The areas that consistently produce misstatements in retail audits are inventory shrinkage provisions, gift card breakage estimates, lease accounting under IFRS 16, and loyalty programme deferrals. Inventory shrinkage (theft, damage, administrative errors) typically runs between 1% and 3% of retail value. If management's shrinkage provision is based on last year's rate but this year's actual shrinkage came in 0.5% higher, that is a judgmental misstatement under ISA 450.A1 because it involves a difference in the estimate. Gift card breakage (the portion of sold gift cards that will never be redeemed) requires an estimate under IFRS 15.B46, and auditors frequently find that management's breakage rate does not reflect recent redemption patterns. IFRS 16 lease modifications for store openings, closures, and rent renegotiations each need separate assessment. A missed lease modification can misstate both the right-of-use asset and the lease liability.

When accumulating retail misstatements, watch for items that management corrects in the wrong period. A common pattern: the auditor identifies a cut-off misstatement at year-end, management books a correcting journal in January, and the auditor accepts this as "corrected." But ISA 450.A7 is clear that a misstatement corrected in the subsequent period is still an uncorrected misstatement in the audited period. The correcting journal fixes the current period's opening balances but does not fix the prior period's financial statements. If those prior period statements are the ones being audited, the misstatement remains uncorrected unless management adjusts the year-end figures. The tracker flags the period in which each correction was booked so you can catch this.

Frequently asked questions: Retail

How should I project misstatements from POS transaction testing across the full population?
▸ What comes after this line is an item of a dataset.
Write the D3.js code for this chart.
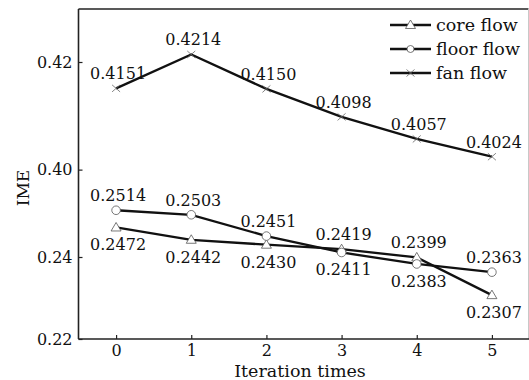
<!DOCTYPE html>
<html>
<head>
<meta charset="utf-8">
<script src="https://cdn.jsdelivr.net/npm/d3@7"></script>
<style>
  body { margin: 0; background: #fff; }
  svg text { font-family: "DejaVu Serif", "Liberation Serif", serif; fill: #111; }
</style>
</head>
<body>
<div class="chart"></div>
<script>
// data
var iterations = [0, 1, 2, 3, 4, 5];
var coreFlow = [0.2472, 0.2442, 0.2430, 0.2419, 0.2399, 0.2307];
var floorFlow = [0.2514, 0.2503, 0.2451, 0.2411, 0.2383, 0.2363];
var fanFlow = [0.4151, 0.4214, 0.4150, 0.4098, 0.4057, 0.4024];
var yTicks = [0.22, 0.24, 0.40, 0.42];
var seriesNames = ["core flow", "floor flow", "fan flow"];

// where each value label sits relative to its point
var coreSide = ["below", "below", "below", "above", "above", "below"];
var floorSide = ["above", "above", "above", "below", "below", "above"];
var fanSide = ["above", "above", "above", "above", "above", "above"];

var svgWidth = 529;
var svgHeight = 380;

var margin = { top: 9, bottom: 41, left: 78.5, right: 0 };

var svg = d3.select(".chart")
  .append("svg")
  .attr("width", svgWidth)
  .attr("height", svgHeight);

var xScale = d3.scaleLinear()
  .domain([-0.5, 5.5])
  .range([margin.left, 529.5]);

// broken y axis: lower band 0.22-0.26 and upper band 0.399-0.43 share the break at y=175
var yScale = d3.scaleLinear()
  .domain([0.22, 0.26, 0.399, 0.42])
  .range([339, 175, 175, 62]);

// frame
svg.append("line")
  .attr("x1", margin.left).attr("x2", 528.5)
  .attr("y1", margin.top).attr("y2", margin.top)
  .attr("stroke", "#222").attr("stroke-width", 1.6);
svg.append("line")
  .attr("x1", 528.5).attr("x2", 528.5)
  .attr("y1", margin.top).attr("y2", 339)
  .attr("stroke", "#c8c8c8").attr("stroke-width", 1);

// axes, ticks pointing inward
var xAxis = d3.axisBottom(xScale)
  .tickValues(iterations)
  .tickFormat(d3.format("d"))
  .tickSizeInner(-4)
  .tickSizeOuter(0)
  .tickPadding(6);

var yAxis = d3.axisLeft(yScale)
  .tickValues(yTicks)
  .tickFormat(d3.format(".2f"))
  .tickSizeInner(-4)
  .tickSizeOuter(0)
  .tickPadding(6);

var xg = svg.append("g")
  .attr("transform", "translate(0," + 339 + ")")
  .call(xAxis);

var yg = svg.append("g")
  .attr("transform", "translate(" + margin.left + ",0)")
  .call(yAxis);

[xg, yg].forEach(function(g) {
  g.select(".domain").attr("stroke", "#222").attr("stroke-width", 1.6);
  g.selectAll(".tick line").attr("stroke", "#222").attr("stroke-width", 1.2);
  g.selectAll(".tick text")
    .attr("font-size", "16px")
    .attr("font-family", "DejaVu Serif, serif")
    .attr("fill", "#111");
});
yg.select(".domain").attr("d", "M0," + margin.top + "V339");
xg.select(".domain").attr("d", "M" + margin.left + ",0H529");

// axis titles
svg.append("text")
  .attr("x", 300)
  .attr("y", 377)
  .attr("text-anchor", "middle")
  .attr("font-size", "17.5px")
  .text("Iteration times");

svg.append("text")
  .attr("transform", "translate(29,188) rotate(-90)")
  .attr("text-anchor", "middle")
  .attr("font-size", "17px")
  .text("IME");

// series
var series = [
  { name: seriesNames[0], values: coreFlow, sides: coreSide, marker: "triangle" },
  { name: seriesNames[1], values: floorFlow, sides: floorSide, marker: "circle" },
  { name: seriesNames[2], values: fanFlow, sides: fanSide, marker: "cross" }
];

var line = d3.line()
  .x(function(d, i) { return xScale(iterations[i]); })
  .y(function(d) { return yScale(d); });

function drawMarker(g, type, x, y) {
  if (type === "triangle") {
    g.append("path")
      .attr("d", "M" + x + "," + (y - 5) + "L" + (x + 5) + "," + (y + 3.5) + "L" + (x - 5) + "," + (y + 3.5) + "Z")
      .attr("fill", "#fff").attr("stroke", "#555").attr("stroke-width", 0.8);
  } else if (type === "circle") {
    g.append("circle")
      .attr("cx", x).attr("cy", y).attr("r", 4.3)
      .attr("fill", "#fff").attr("stroke", "#555").attr("stroke-width", 0.8);
  } else {
    g.append("path")
      .attr("d", "M" + (x - 4) + "," + (y - 3.5) + "L" + (x + 4) + "," + (y + 3.5) +
                 "M" + (x - 4) + "," + (y + 3.5) + "L" + (x + 4) + "," + (y - 3.5))
      .attr("fill", "none").attr("stroke", "#666").attr("stroke-width", 0.8);
  }
}

var plot = svg.append("g");

series.forEach(function(s) {
  plot.append("path")
    .datum(s.values)
    .attr("d", line)
    .attr("fill", "none")
    .attr("stroke", "#111")
    .attr("stroke-width", 2.3);
});

series.forEach(function(s) {
  s.values.forEach(function(v, i) {
    drawMarker(plot, s.marker, xScale(iterations[i]), yScale(v));
  });
});

// value labels
series.forEach(function(s) {
  plot.selectAll(null)
    .data(s.values)
    .enter()
    .append("text")
    .attr("x", function(d, i) { return xScale(iterations[i]) + 2; })
    .attr("y", function(d, i) {
      return yScale(d) + (s.sides[i] === "above" ? -9 : 23);
    })
    .attr("text-anchor", "middle")
    .attr("font-size", "16px")
    .text(function(d) { return d3.format(".4f")(d); });
});

// legend
var legend = svg.append("g");
series.forEach(function(s, i) {
  var ly = 25 + i * 24;
  legend.append("line")
    .attr("x1", 390).attr("x2", 431)
    .attr("y1", ly).attr("y2", ly)
    .attr("stroke", "#111").attr("stroke-width", 2.3);
  if (s.marker === "circle") {
    legend.append("circle")
      .attr("cx", 410.5).attr("cy", ly).attr("r", 3.5)
      .attr("fill", "#fff").attr("stroke", "#555").attr("stroke-width", 0.8);
  } else {
    drawMarker(legend, s.marker, 410.5, ly);
  }
  legend.append("text")
    .attr("x", 436)
    .attr("y", ly + 6)
    .attr("font-size", "17.5px")
    .text(s.name);
});
</script>
</body>
</html>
Stratify your population by transaction type (in-store sales, online sales, returns, loyalty redemptions) and extrapolate within each stratum. ISA 530.14 requires you to project the misstatement across the population from which the sample was drawn. If your sample covers in-store sales only, you cannot project those errors onto online transactions because the error rates and root causes differ.
Is a difference in management's inventory shrinkage estimate a misstatement under ISA 450?
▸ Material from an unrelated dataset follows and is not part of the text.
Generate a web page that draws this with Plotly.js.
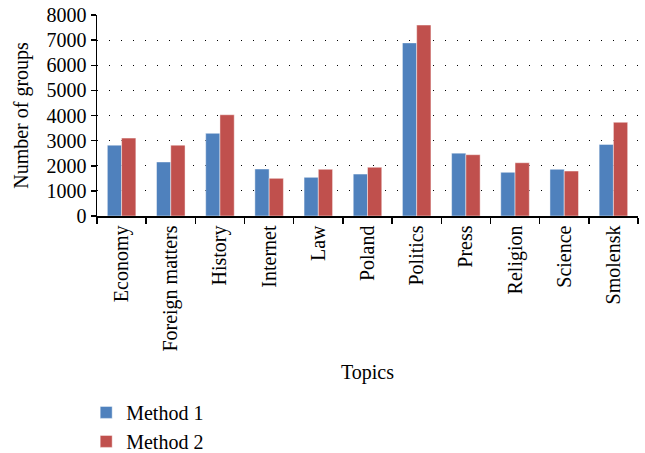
<!DOCTYPE html>
<html>
<head>
<meta charset="utf-8">
<script src="https://cdn.plot.ly/plotly-3.0.1.min.js"></script>
<style>
  html, body { margin: 0; padding: 0; background: #fff; }
  #chart { width: 645px; height: 453px; }
</style>
</head>
<body>
<div id="chart"></div>
<script>
// Number of groups per topic, for the two grouping methods
const topics = ["Economy", "Foreign matters", "History", "Internet", "Law", "Poland",
                "Politics", "Press", "Religion", "Science", "Smolensk"];
const method1 = [2820, 2150, 3290, 1870, 1540, 1670, 6890, 2500, 1740, 1860, 2850];
const method2 = [3100, 2820, 4030, 1500, 1860, 1940, 7600, 2440, 2120, 1790, 3730];
const yTicks = [0, 1000, 2000, 3000, 4000, 5000, 6000, 7000, 8000];

const serif = "Liberation Serif, Times New Roman, serif";
const txt = { family: serif, size: 20, color: "#000" };

const traces = [
  {
    type: "bar", name: "Method 1", x: topics, y: method1,
    marker: { color: "#4F81BD", line: { color: "rgba(255,255,255,0.45)", width: 1 } }
  },
  {
    type: "bar", name: "Method 2", x: topics, y: method2,
    marker: { color: "#C0504D", line: { color: "rgba(255,255,255,0.45)", width: 1 } }
  }
];

const layout = {
  width: 645, height: 453,
  margin: { l: 97, r: 7, t: 15, b: 237, autoexpand: false },
  paper_bgcolor: "#fff", plot_bgcolor: "#fff",
  font: txt,
  barmode: "group",
  bargap: 0.42, bargroupgap: 0,
  showlegend: true,
  legend: {
    x: -0.02, xanchor: "left", y: -0.88, yanchor: "top",
    orientation: "v", font: txt,
    tracegroupgap: 0, itemwidth: 30
  },
  xaxis: {
    type: "category",
    automargin: false,
    tickangle: -90,
    tickson: "boundaries",
    ticks: "outside", ticklen: 6, tickcolor: "#000", tickwidth: 1.5,
    showline: true, linecolor: "#000", linewidth: 1.5,
    showgrid: false,
    tickfont: txt,
    title: { text: "Topics", font: txt, standoff: 14 }
  },
  yaxis: {
    automargin: false,
    range: [0, 8000],
    tickvals: yTicks,
    ticktext: yTicks.map(String),
    ticks: "outside", ticklen: 5, tickcolor: "#000", tickwidth: 1.5,
    showline: true, linecolor: "#000", linewidth: 1.5,
    showgrid: true, gridcolor: "#000", gridwidth: 1.2, griddash: "1px,11px",
    zeroline: false,
    tickfont: txt,
    title: { text: "Number of groups", font: txt, standoff: 12 }
  }
};

Plotly.newPlot("chart", traces, layout, { displayModeBar: false, staticPlot: true });
</script>
</body>
</html>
Yes, if the auditor concludes that management's estimate is unreasonable based on available evidence. ISA 450.A1 classifies this as a judgmental misstatement. If the auditor develops a point estimate or range for shrinkage and management's figure falls outside that range, the difference between management's estimate and the nearest boundary of the auditor's range is the misstatement to accumulate.
How do I handle IFRS 16 lease modifications that management missed?
Each unrecorded lease modification creates two misstatements: one in the right-of-use asset and one in the lease liability. Record them as separate line items because they affect different financial statement assertions. Also check the income statement effect, since the depreciation charge and interest expense will be wrong for the period between the modification date and year-end.
Should loyalty point deferrals be tracked as misstatements if the breakage rate changes?
A change in breakage rate is a change in estimate under IAS 8, not an error. But if management has not updated the breakage rate to reflect current data and the auditor's analysis shows a different rate is more appropriate, the difference is a judgmental misstatement. Record the income statement effect (the change in revenue recognised) and the balance sheet effect (the change in the deferred revenue liability).